_RECORDS PROVIDED_
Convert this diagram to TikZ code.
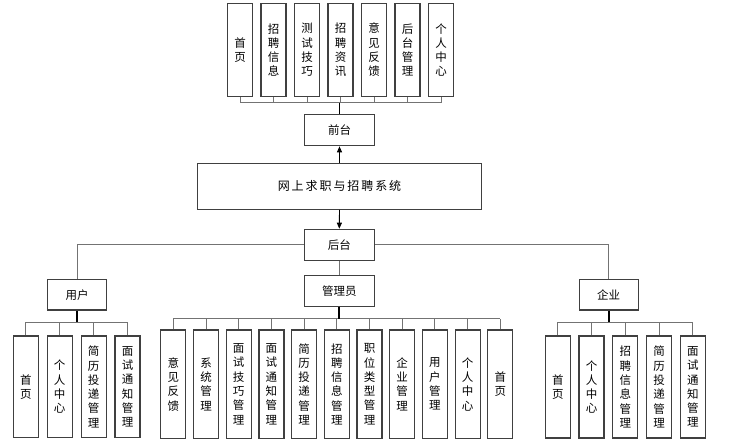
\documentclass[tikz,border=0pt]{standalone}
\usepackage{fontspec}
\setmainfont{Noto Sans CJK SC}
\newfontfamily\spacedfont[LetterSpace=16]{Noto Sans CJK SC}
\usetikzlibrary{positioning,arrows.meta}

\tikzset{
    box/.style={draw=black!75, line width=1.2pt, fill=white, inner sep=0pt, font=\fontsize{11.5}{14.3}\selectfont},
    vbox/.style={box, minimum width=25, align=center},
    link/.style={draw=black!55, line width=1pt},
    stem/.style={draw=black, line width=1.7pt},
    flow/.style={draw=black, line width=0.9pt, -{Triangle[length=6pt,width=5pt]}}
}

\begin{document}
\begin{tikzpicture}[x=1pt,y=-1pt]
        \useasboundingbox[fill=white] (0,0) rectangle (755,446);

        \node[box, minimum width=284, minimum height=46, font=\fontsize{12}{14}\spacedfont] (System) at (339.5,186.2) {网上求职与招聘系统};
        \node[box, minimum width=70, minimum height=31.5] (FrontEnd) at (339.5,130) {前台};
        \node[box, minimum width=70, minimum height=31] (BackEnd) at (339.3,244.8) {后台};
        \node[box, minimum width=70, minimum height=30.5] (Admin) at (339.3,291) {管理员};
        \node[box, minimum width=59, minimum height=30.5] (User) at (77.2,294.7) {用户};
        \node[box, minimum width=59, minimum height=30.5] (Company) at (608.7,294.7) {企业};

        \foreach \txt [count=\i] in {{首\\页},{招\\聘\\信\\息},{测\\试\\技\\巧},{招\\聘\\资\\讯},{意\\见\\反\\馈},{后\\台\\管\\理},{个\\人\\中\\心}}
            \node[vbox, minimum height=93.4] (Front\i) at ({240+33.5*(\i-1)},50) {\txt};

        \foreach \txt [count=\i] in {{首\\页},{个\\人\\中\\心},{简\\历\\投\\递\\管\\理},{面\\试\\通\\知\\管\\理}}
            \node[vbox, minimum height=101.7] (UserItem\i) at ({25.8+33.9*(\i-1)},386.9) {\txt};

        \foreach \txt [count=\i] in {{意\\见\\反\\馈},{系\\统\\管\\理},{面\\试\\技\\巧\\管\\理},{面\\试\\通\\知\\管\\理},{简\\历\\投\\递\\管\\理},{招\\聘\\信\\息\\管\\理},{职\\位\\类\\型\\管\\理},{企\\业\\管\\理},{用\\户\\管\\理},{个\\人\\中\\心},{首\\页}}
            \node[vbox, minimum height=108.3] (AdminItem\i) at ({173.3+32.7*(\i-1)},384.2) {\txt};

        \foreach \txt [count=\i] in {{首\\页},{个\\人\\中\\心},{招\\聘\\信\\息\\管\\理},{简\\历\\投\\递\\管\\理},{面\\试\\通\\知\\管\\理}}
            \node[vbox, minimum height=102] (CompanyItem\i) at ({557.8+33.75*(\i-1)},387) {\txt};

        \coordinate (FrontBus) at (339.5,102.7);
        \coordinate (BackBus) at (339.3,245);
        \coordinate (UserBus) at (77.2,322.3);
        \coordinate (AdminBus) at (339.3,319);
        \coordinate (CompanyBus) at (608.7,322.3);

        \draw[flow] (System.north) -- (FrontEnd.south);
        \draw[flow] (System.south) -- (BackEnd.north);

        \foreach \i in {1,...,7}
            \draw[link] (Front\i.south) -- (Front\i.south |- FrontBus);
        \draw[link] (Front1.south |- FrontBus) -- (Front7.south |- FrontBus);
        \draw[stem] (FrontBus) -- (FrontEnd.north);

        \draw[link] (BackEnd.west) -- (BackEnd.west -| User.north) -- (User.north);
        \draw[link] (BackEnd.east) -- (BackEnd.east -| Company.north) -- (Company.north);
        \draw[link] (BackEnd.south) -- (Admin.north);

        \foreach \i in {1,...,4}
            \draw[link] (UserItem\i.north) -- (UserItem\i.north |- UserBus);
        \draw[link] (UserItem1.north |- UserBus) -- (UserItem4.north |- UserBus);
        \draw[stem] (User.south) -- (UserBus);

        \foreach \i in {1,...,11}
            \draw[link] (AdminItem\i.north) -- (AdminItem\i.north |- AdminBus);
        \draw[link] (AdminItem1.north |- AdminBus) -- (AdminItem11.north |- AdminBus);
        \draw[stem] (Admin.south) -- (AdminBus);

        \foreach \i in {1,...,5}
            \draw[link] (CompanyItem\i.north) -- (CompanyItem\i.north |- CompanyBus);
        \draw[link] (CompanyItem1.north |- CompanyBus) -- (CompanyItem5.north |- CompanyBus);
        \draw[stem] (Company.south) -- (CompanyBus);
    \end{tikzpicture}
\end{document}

--

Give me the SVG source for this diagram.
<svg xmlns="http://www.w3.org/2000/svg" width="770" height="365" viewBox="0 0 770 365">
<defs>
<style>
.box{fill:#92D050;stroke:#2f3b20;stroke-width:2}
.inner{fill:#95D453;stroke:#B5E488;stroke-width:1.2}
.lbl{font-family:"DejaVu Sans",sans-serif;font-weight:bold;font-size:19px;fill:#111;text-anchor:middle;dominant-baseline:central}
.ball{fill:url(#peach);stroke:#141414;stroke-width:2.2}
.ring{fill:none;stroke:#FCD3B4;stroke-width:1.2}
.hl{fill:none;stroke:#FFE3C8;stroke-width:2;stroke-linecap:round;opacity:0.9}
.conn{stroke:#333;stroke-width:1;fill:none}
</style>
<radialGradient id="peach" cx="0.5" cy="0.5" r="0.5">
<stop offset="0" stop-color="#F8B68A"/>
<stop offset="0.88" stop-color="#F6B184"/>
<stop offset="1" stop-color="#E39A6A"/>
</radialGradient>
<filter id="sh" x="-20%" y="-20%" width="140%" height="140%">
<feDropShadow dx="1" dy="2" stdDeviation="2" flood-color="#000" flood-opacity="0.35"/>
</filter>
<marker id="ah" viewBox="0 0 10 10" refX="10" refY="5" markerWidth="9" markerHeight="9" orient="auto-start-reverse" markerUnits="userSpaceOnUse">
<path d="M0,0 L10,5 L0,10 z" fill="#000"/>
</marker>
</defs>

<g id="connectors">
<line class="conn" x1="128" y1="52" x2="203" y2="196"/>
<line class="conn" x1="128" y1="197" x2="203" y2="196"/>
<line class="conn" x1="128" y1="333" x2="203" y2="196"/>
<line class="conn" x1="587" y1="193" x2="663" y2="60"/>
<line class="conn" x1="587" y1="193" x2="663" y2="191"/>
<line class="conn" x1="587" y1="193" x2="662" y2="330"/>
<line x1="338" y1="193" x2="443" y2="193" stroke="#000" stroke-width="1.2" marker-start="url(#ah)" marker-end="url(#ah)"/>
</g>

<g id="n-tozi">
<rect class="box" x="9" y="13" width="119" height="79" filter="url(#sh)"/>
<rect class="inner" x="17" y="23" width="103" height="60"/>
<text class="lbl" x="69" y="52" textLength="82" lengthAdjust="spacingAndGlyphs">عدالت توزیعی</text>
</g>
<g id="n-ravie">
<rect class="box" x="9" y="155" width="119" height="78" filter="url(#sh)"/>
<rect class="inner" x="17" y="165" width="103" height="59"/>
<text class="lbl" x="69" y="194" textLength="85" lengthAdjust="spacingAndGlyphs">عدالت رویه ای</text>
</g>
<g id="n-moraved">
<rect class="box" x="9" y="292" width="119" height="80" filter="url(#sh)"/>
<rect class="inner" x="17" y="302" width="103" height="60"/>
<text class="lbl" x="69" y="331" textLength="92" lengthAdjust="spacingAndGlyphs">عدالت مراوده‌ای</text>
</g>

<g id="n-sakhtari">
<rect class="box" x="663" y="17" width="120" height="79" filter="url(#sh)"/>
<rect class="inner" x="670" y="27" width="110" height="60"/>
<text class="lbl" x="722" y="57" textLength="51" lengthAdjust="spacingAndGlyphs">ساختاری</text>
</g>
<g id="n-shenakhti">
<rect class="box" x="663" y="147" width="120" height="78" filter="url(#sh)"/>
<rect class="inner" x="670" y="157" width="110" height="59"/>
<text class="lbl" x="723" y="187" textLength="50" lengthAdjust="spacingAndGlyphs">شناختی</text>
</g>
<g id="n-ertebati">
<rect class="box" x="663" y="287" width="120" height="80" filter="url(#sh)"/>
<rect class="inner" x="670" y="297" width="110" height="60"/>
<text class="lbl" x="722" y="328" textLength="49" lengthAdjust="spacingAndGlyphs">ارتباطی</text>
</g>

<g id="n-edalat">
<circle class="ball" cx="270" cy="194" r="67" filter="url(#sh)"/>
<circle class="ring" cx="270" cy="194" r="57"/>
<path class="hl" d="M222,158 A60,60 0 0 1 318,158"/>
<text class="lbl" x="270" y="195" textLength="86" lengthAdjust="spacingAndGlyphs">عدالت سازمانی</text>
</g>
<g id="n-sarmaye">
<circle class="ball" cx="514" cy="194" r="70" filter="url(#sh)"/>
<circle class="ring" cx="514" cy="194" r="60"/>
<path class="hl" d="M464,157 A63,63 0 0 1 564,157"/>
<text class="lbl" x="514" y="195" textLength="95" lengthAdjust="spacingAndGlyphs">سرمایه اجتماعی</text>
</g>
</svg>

_SET TASK_
From the records above, copy exactly the stretch from the line holding "Convert this diagram to TikZ code." through the line holding "(0,0) rectangle (755,446);", both ends included, without the pictures.

_COMPLETE RESPONSE_
Convert this diagram to TikZ code.
\documentclass[tikz,border=0pt]{standalone}
\usepackage{fontspec}
\setmainfont{Noto Sans CJK SC}
\newfontfamily\spacedfont[LetterSpace=16]{Noto Sans CJK SC}
\usetikzlibrary{positioning,arrows.meta}

\tikzset{
    box/.style={draw=black!75, line width=1.2pt, fill=white, inner sep=0pt, font=\fontsize{11.5}{14.3}\selectfont},
    vbox/.style={box, minimum width=25, align=center},
    link/.style={draw=black!55, line width=1pt},
    stem/.style={draw=black, line width=1.7pt},
    flow/.style={draw=black, line width=0.9pt, -{Triangle[length=6pt,width=5pt]}}
}

\begin{document}
\begin{tikzpicture}[x=1pt,y=-1pt]
        \useasboundingbox[fill=white] (0,0) rectangle (755,446);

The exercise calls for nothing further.